24/11/2014  Giovanni Paolo II è convinto che le radici cristiane dell’Europa non siano solo ad Occidente, anche ad Est e che l’Europa respiri con due polmoni. Ha in mente un continente spirituale, un'“Europa dello Spirito” che spazia dall'Atlantico agli Urali.

Papa Wojtyla a Berlino il 23 giugno 1996. Foto Ansa.
Papa Wojtyla a Berlino il 23 giugno 1996. Foto Ansa.

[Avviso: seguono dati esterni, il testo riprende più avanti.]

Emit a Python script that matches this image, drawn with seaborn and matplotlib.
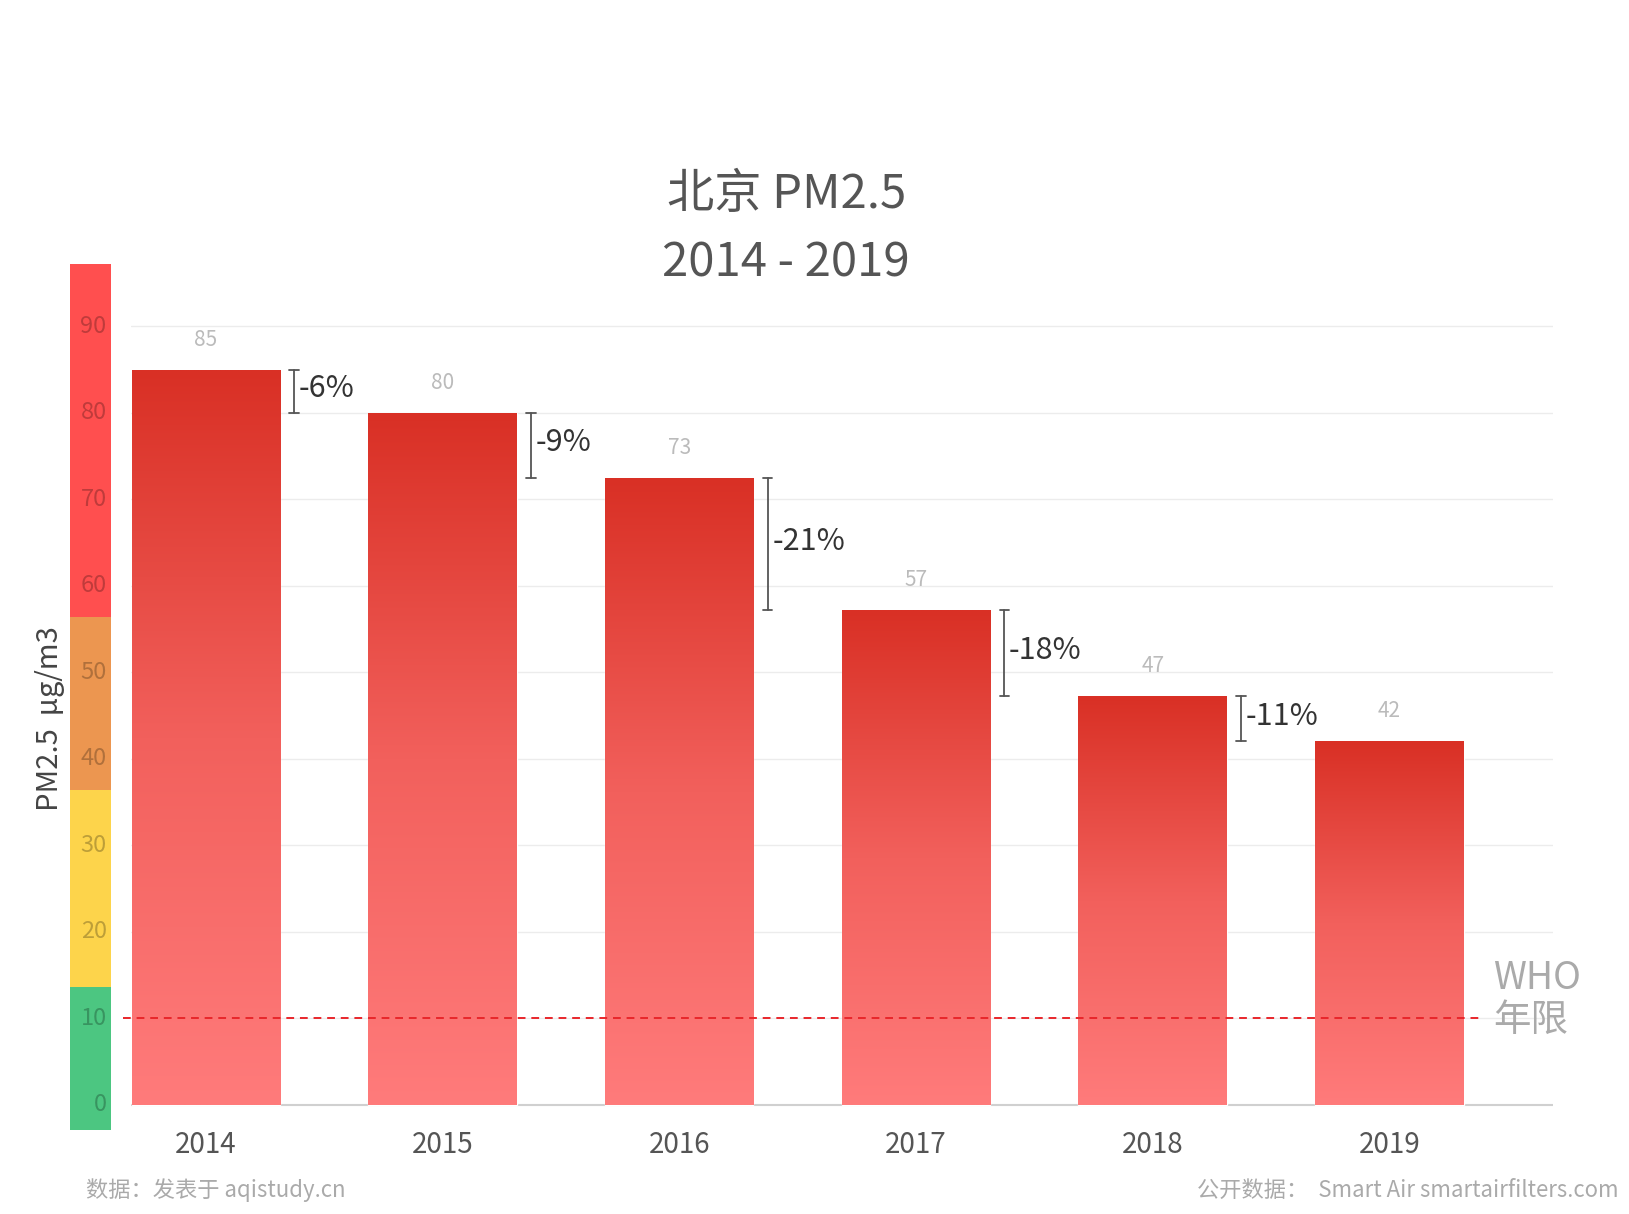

Papa Wojtyla è il primo Papa straniero ed europeo, cioè non italiano e non solo slavo. Cracovia non è lontana dall’Europa e attorno alla città polacca si è intrecciata la più grande tragedia dell’Europa, la Shoah con Auschwitz. Wojtyla sogna una Europa diversa, parla di Europa nonostante Jalta e nonostante le divisione e stupisce subito, perché va oltre anche il confine della piccola Europa carolingia cara a Pio XII. Wojtyla crede nell’azione intrapresa da Roncalli, che aveva per primo messo in pista il più grande diplomatico che la Chiesa ha avuto nei tempi redenti: Agostino Casaroli.

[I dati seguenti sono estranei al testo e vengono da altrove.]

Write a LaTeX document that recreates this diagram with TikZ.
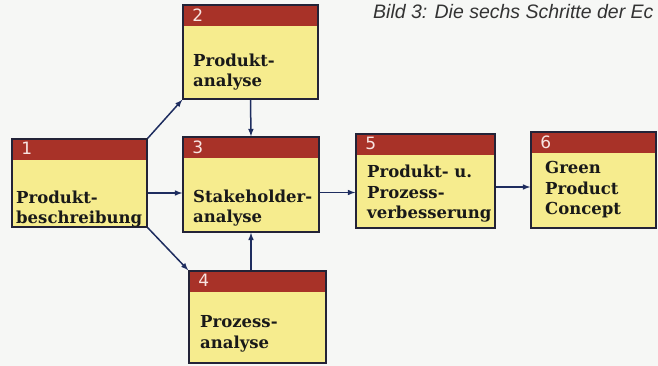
\documentclass[tikz,border=0pt]{standalone}
\usepackage{fontspec}
\setmainfont{DejaVu Serif}
\newfontfamily\numfont{DejaVu Sans}
\newfontfamily\capfont{Liberation Sans}
\usetikzlibrary{calc}
\tikzset{>=latex}
\definecolor{Paper}{RGB}{246,247,245}
\definecolor{HeadRed}{RGB}{168,50,40}
\definecolor{BoxBody}{RGB}{246,236,142}
\definecolor{BoxLine}{RGB}{35,35,55}
\definecolor{FlowBlue}{RGB}{30,45,95}
\definecolor{NumWhite}{RGB}{248,228,225}
\tikzset{
  stepbox/.style={draw=BoxLine, line width=1.5pt, fill=BoxBody, inner sep=0pt,
    path picture={\fill[HeadRed] (path picture bounding box.north west) rectangle ([yshift=-21pt]path picture bounding box.north east);}},
  numlabel/.style={anchor=north west, inner sep=0pt, text=NumWhite, font=\numfont\fontsize{17}{17}\selectfont, xshift=10pt, yshift=-4pt},
  steptext/.style={anchor=west, align=left, inner sep=0pt, text=black!90, font=\bfseries\fontsize{16.5}{20.5}\selectfont},
  flow/.style={->, draw=FlowBlue, line width=1.5pt}
}
\begin{document}
\begin{tikzpicture}[x=1pt,y=-1pt]
  \fill[Paper] (0,0) rectangle (658,366);
  \useasboundingbox (0,0) rectangle (658,366);
  % caption
  \node[anchor=base west, inner sep=0pt, text=black!80, font=\capfont\itshape\fontsize{19.5}{19.5}\selectfont] (cap) at (373,19) {Bild 3: Die sechs Schritte der Ec};
  % boxes
  \node[stepbox, minimum width=135pt, minimum height=88pt, label={[numlabel]north west:1}] (b1) at (79.5,183) {};
  \node[stepbox, minimum width=135pt, minimum height=94pt, label={[numlabel]north west:2}] (b2) at (250.5,52) {};
  \node[stepbox, minimum width=136pt, minimum height=95pt, label={[numlabel]north west:3}] (b3) at (251,184.5) {};
  \node[stepbox, minimum width=137pt, minimum height=92pt, label={[numlabel]north west:4}] (b4) at (257.5,317) {};
  \node[stepbox, minimum width=139pt, minimum height=94pt, label={[numlabel]north west:5}] (b5) at (425.5,181) {};
  \node[stepbox, minimum width=125pt, minimum height=96pt, label={[numlabel]north west:6}] (b6) at (593.5,180) {};
  % texts
  \node[steptext] (t1) at (16,209) {Produkt-\\beschreibung};
  \node[steptext] (t2) at (193,72) {Produkt-\\analyse};
  \node[steptext] (t3) at (193,208) {Stakeholder-\\analyse};
  \node[steptext] (t4) at (200,334) {Prozess-\\analyse};
  \node[steptext] (t5) at (367,194) {Produkt- u.\\Prozess-\\verbesserung};
  \node[steptext] (t6) at (545,190) {Green\\Product\\Concept};
  % arrows
  \draw[flow] (b1.north east) -- (b2.south west);
  \draw[flow] ([yshift=-10pt]b1.east) -- ([yshift=-10pt]b1.east -| b3.west);
  \draw[flow] (b1.south east) -- (b4.north west);
  \draw[flow] (b2.south) -- (b3.north);
  \draw[flow] (b4.north -| b3.south) -- (b3.south);
  \draw[flow] ([yshift=-8pt]b3.east) -- ([yshift=-8pt]b3.east -| b5.west);
  \draw[flow] ([yshift=-6pt]b5.east) -- ([yshift=-6pt]b5.east -| b6.west);
\end{tikzpicture}
\end{document}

E’ l’uomo che può segnare la differenza e aiutare nella costruzione di una nuova Europa. Lo fa contro il parere di molti in Vaticano e nelle Chiese martiri dell’Est, dalle quali tuttavia viene anche il cardinale di Cracovia. Quando nel 1988, dopo anni di contatti e di tessitura, Casaroli va al Cremlino il disegno è compiuto. Qui sta la differenza con Pio XII. Wojyla è convinto che le radici cristiane dell’Europa non siano solo ad Occidente, anche ad Est e che l’Europa respiri con due polmoni. Sotto il suo pontificato l’Europa cresce, si allarga, adotta la moneta comune. Ma Wojtyla comincia a parlare anche della “secolarizzazione lacista” dell’Europa e dei guai che il liberalismo porta come era avvenuto per il comunismo. Ci sono date simboliche che rimandano ad altrettanto eventi simbolici. Il muro crolla il 9 novembre 1989, giorno della dedicazione della Basilica lateranense, la cattedrale del Papa. La bandiera rossa viene ammainata il 25 dicembre 1991 dal Cremlino.

Wojtyla  ha visto l'orrore del comunismo e spera che il crollo dell'URSS serva da lezione: “Il momento è propizio – dice al corpo diplomatico della Santa Sede il 13 gennaio 1990 – per raccogliere le pietre dei muri abbattuti e costruire insieme la casa comune”. Ha in mente un continente spirituale, un'“Europa dello Spirito” che spazia dall'Atlantico agli Urali: “L'Europa che ho in mente è un'unità politica, anzi spirituale, nella quale i politici cristiani di tutti i paesi agiscono nella coscienza delle ricchezze umane che la fede porta con sé: uomini e donne impegnati a far diventare fecondi tali valori, ponendosi al servizio di tutti per un'Europa dell'uomo, sul quale splenda il volto di Dio”. L'allargamento dell'UE ai popoli della cortina di ferro si traduce però in dilagante materialismo. E allora Giovanni Paolo II dice con forza che lui non ci sta. A Wloclawek, una città polacca sul fiume Vistola, pronuncia un discorso memorabile il 7 giugno 1991, nel quale attacca il falso europeismo che seduce con i miti del consumo e del godimento. Il magistero europeistico dei Papi  continua così, con le sue denunce e inchiodando responsabilità dei governanti e dei popoli il magistero europeistico dei Papi.